The f/o must be one gungho fly by the seat of the pants ace with lightning quick reflexes, superb at hands on manual flying! In his mind, do not trust those electronic gizmo like TCAS, EPGWS...they are always giving false indications. Can blame him as he was probably still in dreamland and may still be in dreamland even when fully awake.
In my experience, if one wants to take a " controlled " nap, I always make sure the seat is retracted full back and reclined back with the pilot fully strapped with seat belt and shoulder harness so that he/she does not accidently interfered with the controls in case of sudden reaction to nightmares or agitation. I had one guy who woked up suddenly with a jerk, kicking the rudder and his hands flailing across to the thrust levers!
What is interesting but sad, is that the Relief Pilot who was to operate the return leg, ZRH-YYZ, was deadheading in the back. Air Canada, it seems, are trying to save a few bob, as a DHD only attracts 50% of the pilot's hourly rate. Increasing shareholder value, while at the same time sacrificing flight safety has to be a major concern for those pax travelling Air Canada! Comments?
Having spent many years on shift work in the pharmaceutical industry I can confirm that 'sleepiness' can create some pretty weird "illusions". Actually I'm surprised to read that a sleeping pilot can have such rapid access to controls on waking.
Before he had children, the FO's normally slept 8 hours per night. After having children, the FO normally slept approximately 6 to 7 hours per night, between 2300 and 0600, which could often be interrupted when the children required care. Often, the FO would take a nap early in the afternoon for an hour in an attempt to make up for lost sleep. The FO followed a normal sleep pattern during the 2 non–working days prior to the occurrence. The night before the occurrence, the FO was able to obtain nearly 8 hours of rest with some child care interruptions before waking at approximately 0600.
Soooo.....being an airline pilot AND having small kids at the same time is inevitably going to cause fatigue problems??? Well I agree entirely but what can we do?
The really important bit is not to sleep too long. A lot of people think the longer you sleep the better. With controlled rest this is a dangerous assumption. It is extremely important that the nap be no longer than forty minutes. Sleep inertia may (I emphasize may) also have played a role in the Air India Express disaster. I have done a great deal of night flying over recent years and my experience is that a few minutes napping can be extremely helpful, but it needs to be carefully monitored.
The best quote is off Yahoo saying that "The Air Canada pilot was apparently suffering from "sleep inertia" -- the stupor that follows a long nap -- when he sent the plane plunging some 400 feet in 46 seconds, throwing those not wearing safety belts out of their seats."
I'll remembed that insane VS next time I'm landing the Ikarus...
So, since this pilot was heading eastbound, I find it hard to understand how he could have seen Venus, which, as an evening star, could only have been behind him.
I include myself among the "Old Fogeys" who could have been taken in by this Venus Talk since I remember many flights eastbound towards Asia when Venus did show herself as the morning star, and on seeing Venus we were encouraged that we were nearly home, for breakfast.
Now for a cycle Venus is an Evening Star.

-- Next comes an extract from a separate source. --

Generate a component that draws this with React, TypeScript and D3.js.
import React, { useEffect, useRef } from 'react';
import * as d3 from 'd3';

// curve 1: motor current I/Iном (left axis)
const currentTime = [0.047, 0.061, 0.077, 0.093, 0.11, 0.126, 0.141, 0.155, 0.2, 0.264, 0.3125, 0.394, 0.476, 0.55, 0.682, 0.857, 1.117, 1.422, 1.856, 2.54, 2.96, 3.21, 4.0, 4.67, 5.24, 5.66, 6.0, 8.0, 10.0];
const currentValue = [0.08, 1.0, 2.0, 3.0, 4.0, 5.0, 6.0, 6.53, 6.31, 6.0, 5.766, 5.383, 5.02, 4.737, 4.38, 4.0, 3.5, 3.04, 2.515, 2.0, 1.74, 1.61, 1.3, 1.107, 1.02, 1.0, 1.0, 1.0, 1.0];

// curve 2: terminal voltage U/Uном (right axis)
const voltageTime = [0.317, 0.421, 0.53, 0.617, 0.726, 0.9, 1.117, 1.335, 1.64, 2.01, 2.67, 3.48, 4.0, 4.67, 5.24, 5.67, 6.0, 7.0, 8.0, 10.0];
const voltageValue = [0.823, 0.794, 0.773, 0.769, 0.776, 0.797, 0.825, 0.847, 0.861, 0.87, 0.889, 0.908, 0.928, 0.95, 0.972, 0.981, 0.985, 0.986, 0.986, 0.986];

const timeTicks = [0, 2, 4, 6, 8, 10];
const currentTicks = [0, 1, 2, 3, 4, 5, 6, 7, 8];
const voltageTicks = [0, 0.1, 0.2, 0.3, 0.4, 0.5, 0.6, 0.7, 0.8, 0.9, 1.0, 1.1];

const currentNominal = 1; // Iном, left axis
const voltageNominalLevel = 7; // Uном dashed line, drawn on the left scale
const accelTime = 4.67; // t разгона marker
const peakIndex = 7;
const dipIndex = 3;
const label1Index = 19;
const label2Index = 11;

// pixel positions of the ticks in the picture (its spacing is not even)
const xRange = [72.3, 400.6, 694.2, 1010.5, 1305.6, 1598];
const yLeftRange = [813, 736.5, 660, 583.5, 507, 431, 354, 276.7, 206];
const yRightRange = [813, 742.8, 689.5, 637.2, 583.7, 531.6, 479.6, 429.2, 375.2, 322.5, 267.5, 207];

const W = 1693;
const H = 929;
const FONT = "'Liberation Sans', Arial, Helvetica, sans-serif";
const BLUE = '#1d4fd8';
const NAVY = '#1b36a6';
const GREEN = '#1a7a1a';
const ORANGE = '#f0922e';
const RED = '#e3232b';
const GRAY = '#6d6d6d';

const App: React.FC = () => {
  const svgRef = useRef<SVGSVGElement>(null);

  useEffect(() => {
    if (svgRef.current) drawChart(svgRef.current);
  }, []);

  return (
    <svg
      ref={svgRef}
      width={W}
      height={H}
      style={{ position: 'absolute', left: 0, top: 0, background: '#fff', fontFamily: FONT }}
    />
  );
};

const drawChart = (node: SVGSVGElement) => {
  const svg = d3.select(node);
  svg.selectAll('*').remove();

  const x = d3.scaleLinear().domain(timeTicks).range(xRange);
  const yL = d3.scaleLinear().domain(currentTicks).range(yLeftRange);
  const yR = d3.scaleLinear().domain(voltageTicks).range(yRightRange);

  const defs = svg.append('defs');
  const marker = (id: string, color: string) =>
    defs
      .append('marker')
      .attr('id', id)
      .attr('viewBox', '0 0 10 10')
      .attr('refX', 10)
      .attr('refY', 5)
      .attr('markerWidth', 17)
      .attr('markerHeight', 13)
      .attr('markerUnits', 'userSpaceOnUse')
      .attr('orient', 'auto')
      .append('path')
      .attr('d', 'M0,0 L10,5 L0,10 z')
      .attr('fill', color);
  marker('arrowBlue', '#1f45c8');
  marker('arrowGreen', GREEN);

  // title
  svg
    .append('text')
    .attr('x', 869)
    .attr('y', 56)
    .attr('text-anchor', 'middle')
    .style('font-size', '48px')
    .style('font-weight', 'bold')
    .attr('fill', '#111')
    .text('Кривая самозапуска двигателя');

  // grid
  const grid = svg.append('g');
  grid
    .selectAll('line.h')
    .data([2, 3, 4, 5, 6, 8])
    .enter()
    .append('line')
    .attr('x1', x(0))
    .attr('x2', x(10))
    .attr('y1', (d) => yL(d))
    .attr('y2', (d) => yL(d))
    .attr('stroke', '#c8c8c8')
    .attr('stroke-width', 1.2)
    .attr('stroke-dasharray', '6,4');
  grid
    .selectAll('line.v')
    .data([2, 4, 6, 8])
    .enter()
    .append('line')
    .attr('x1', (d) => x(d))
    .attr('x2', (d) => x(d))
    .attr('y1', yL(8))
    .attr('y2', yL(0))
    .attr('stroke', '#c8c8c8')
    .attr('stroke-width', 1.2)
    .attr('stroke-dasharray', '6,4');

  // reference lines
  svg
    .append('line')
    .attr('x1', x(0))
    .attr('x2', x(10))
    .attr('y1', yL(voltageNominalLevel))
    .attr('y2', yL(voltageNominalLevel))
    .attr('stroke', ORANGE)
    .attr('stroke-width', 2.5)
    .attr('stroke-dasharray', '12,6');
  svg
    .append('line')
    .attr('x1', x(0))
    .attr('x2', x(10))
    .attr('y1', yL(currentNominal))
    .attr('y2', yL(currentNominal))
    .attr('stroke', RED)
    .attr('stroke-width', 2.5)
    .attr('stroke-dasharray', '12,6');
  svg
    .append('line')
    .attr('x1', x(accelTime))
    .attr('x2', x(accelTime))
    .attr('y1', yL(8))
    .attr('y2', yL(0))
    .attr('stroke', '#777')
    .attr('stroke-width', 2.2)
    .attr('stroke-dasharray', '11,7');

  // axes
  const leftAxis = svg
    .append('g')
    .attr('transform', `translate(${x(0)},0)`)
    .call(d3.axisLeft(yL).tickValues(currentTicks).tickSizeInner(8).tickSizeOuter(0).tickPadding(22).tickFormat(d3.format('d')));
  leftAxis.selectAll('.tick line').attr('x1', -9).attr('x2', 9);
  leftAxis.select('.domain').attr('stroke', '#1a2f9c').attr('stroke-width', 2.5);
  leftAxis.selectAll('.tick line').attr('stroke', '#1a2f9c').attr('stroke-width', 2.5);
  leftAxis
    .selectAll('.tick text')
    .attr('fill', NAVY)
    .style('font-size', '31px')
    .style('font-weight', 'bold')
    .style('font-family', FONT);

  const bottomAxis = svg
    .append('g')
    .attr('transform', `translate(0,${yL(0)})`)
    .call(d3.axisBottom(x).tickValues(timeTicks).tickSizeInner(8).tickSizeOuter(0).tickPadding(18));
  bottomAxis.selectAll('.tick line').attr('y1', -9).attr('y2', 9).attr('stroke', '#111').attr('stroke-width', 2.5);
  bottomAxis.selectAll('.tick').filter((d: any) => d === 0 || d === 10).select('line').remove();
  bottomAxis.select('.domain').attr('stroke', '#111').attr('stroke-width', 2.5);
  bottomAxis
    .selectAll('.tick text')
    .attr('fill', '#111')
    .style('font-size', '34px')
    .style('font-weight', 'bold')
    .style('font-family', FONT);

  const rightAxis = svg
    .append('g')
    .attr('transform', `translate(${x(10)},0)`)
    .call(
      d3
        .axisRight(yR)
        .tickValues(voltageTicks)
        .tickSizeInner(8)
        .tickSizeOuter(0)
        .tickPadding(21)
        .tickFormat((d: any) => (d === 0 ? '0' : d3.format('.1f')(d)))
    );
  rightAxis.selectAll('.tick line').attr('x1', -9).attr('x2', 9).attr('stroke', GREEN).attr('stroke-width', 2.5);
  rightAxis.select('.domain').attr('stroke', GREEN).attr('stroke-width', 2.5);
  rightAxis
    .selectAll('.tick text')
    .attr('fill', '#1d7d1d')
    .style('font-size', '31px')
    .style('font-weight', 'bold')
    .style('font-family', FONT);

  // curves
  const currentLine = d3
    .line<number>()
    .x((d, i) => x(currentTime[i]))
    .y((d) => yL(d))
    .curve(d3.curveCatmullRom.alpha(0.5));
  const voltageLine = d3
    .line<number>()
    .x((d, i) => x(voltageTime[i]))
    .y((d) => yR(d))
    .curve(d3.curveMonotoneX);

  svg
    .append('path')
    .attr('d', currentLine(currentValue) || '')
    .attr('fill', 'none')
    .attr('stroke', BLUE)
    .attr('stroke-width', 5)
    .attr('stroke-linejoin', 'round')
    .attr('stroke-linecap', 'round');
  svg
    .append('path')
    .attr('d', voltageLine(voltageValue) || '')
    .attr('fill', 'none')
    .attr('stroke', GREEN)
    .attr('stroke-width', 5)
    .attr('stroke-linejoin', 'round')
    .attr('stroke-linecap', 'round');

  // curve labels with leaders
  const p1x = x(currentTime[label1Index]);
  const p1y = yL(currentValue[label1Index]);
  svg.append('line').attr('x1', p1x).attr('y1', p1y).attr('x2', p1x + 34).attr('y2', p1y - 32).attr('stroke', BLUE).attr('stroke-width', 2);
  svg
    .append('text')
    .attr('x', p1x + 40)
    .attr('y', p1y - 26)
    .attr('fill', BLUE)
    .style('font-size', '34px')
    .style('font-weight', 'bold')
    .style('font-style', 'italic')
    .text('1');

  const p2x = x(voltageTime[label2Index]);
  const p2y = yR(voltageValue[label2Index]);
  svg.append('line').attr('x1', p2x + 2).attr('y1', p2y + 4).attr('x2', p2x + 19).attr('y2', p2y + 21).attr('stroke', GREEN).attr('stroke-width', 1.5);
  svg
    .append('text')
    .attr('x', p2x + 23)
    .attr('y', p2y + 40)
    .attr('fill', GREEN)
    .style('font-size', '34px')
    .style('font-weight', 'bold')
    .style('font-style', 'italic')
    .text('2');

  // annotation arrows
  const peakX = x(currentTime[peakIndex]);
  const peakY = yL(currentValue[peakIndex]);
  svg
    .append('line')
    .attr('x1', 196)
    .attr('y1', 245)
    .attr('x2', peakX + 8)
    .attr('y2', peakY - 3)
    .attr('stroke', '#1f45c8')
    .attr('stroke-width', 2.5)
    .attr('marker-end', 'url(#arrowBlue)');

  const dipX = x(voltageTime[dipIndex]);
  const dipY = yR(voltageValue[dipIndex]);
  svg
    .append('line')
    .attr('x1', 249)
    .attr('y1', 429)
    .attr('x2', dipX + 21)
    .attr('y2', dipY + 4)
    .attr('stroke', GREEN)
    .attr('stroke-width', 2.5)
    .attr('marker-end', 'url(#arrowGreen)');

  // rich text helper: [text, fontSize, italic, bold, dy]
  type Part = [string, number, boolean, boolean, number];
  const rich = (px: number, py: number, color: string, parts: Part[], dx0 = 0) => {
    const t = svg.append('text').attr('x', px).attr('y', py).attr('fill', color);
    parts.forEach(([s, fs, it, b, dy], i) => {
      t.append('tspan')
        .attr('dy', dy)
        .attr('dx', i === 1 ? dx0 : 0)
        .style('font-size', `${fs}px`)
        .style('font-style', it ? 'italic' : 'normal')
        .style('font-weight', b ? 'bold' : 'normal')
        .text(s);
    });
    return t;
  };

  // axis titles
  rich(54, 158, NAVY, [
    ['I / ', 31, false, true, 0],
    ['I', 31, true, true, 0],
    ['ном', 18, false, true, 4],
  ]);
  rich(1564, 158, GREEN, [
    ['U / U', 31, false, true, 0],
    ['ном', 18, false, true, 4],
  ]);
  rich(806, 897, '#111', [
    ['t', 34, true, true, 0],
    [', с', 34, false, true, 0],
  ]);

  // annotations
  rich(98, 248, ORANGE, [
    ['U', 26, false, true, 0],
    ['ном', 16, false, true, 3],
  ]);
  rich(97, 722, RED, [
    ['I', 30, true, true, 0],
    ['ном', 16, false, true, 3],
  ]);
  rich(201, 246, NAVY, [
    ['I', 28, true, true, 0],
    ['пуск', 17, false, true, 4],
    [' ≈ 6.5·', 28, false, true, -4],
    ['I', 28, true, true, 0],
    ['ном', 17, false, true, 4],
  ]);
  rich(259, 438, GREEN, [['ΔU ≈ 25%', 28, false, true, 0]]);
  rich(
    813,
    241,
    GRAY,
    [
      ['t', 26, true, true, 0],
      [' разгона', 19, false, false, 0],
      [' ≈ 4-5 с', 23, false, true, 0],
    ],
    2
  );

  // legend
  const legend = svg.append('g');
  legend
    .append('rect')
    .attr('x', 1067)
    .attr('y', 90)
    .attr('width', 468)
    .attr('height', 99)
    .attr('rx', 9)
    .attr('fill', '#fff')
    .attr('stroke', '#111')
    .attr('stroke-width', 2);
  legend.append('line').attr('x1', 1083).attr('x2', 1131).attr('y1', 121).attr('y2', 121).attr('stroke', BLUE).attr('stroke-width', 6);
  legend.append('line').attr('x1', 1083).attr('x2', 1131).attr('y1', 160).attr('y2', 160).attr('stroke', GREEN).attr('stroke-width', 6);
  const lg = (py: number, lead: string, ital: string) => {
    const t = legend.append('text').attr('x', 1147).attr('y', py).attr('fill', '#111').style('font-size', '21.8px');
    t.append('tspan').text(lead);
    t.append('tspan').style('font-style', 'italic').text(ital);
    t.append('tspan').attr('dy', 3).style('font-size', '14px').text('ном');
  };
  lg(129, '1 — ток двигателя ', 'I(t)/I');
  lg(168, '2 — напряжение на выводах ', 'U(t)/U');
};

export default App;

Unfortunately most of us pilots are working so hard that we do not have time to study the universe that we live in.
A sleeping first officer or, maybe a little like Venus, an unidentified flying officer or object!
Seriously though I don't know anything about Air Canada's SOPS but surely they mandate a couple of minutes before an officer who has been sleeping is allowed to take control? This incident is just another marker in the long fatigue debate! Anybody for a 3rd pilot on certain flights?